From the Otranto waterfront, you can see Albania in the distance. The town has a large plaza on the sea.

I would recommend spending at least half a day in this delightful city with a nice waterfront and absolutely stunning water.

Things to Do in Otranto

Road Trip to Puglia
Bones of martyrs are on display in Otranto Cathedral.
  • Otranto Cathedral—The Cathedral takes a siesta, so be sure to plan your day so you can visit it. It contains the bones of martyrs. The gorgeous floor mosaics are among the largest in Europe and have remained mainly untouched for centuries. The cathedral was originally ordained in 1088 and was the most unique church we saw on our exploration of Puglia. The crypts are also stunning.
  • Visit the Byzantine Church of St Peter.
  • Walk from the marina to town by water, going up to the castle level, as the views are absolutely outstanding.
  • Otranto is a perfect town for a walking tour.
  • Visit the easternmost spot in Italy at the Punta Palascia lighthouse.
  • Walk along the beach to see the Faro Blanco (White Lighthouse) di Punta Craulo. At this point, there are also wartime rock fortifications.
The turquoise waters of the Ionian Sea alongside the Faro Blanco (White Lighthouse) di Punta Craulo.

We then headed another hour south to Santa Maria di Lueca, the southernmost point of Puglia, where the Adriatic and Ionian Seas converge.

Santa Maria di Lueca

Things to see in southern Puglia- Santa Maria di Leuca- Puglia road Trip stops
Piazza Giovanni, which contains the Santa Maria di Leuca Lighthouse and Basilica, as well as a Corinthian column commemorating the Apuglian Aquaduct.

The main sights in this town are the seas and the large lighthouse, Santa Maria di Leuca Lighthouse, which looms 102 meters above the sea.
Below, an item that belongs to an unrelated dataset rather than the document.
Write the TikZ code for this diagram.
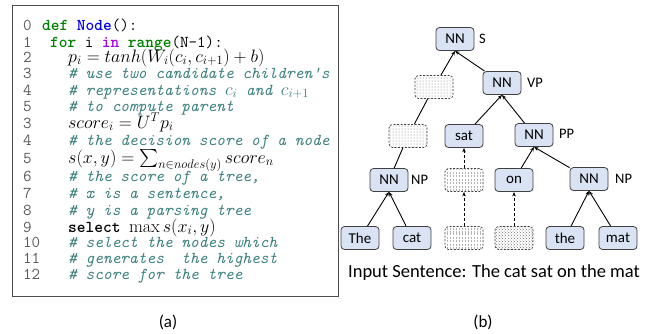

It sits in a plaza with a large church, Basilica Santa Maria de finibus terrae, which means church at the end of the land devoted to St. Mary. It is more simply decorated in airy yellows than the Baroque churches we had visited so far.

southern Puglia sights
The view of the Santa Maria di Leuca Harbor from the Piazza Giovanni.

The harbor has a very interesting breakwater, which looks like large jacks toys.

It was interesting to visit this geographically interesting area, but our time would have been better spent elsewhere.

We wanted to see the water on the western side of Puglia, so we drove for 40 minutes to Gallipoli.


A puglia road trip
The waterfront of Gallipoli

The town sits on a small island across a 17th-century bridge. It is surrounded by long, white beaches and is a perfect place to catch a sunset. Gallipoli has a lot of history to see, but unfortunately, we only had one evening here. In our evening, we enjoyed dinner, gelato, a sunset, and a waterfront walk around the whole island, which only took about an hour.

The good news is that our next stop is one of the best: the cave town of Matera! The drive from Gallipoli to Matera took 2 1/2 hours.

road trip stops puglia
Sunset over Faro di Isola Sant’Andrea (Isola Sant’Andrea Lighthouse) right off the coast of Gallipoli.

Matera isn’t technically in Puglia, but skipping this city, which is only an hour from Bari, would be a travesty. It is magical, and I would recommend spending two days there. I will publish my trip report about it next week, so stay tuned by subscribing.


In conclusion, if I had another week to spend in Puglia, or if I was planning a Puglia Itinerary for a friend, I would spend more time in Polignano a Mare, Alberobello, Ostuni, Otranto, and Matera. With a few more days, I would add half days in Santa Maria di Leuca, Bari, and Gallipoli. I would definitely rent a car again.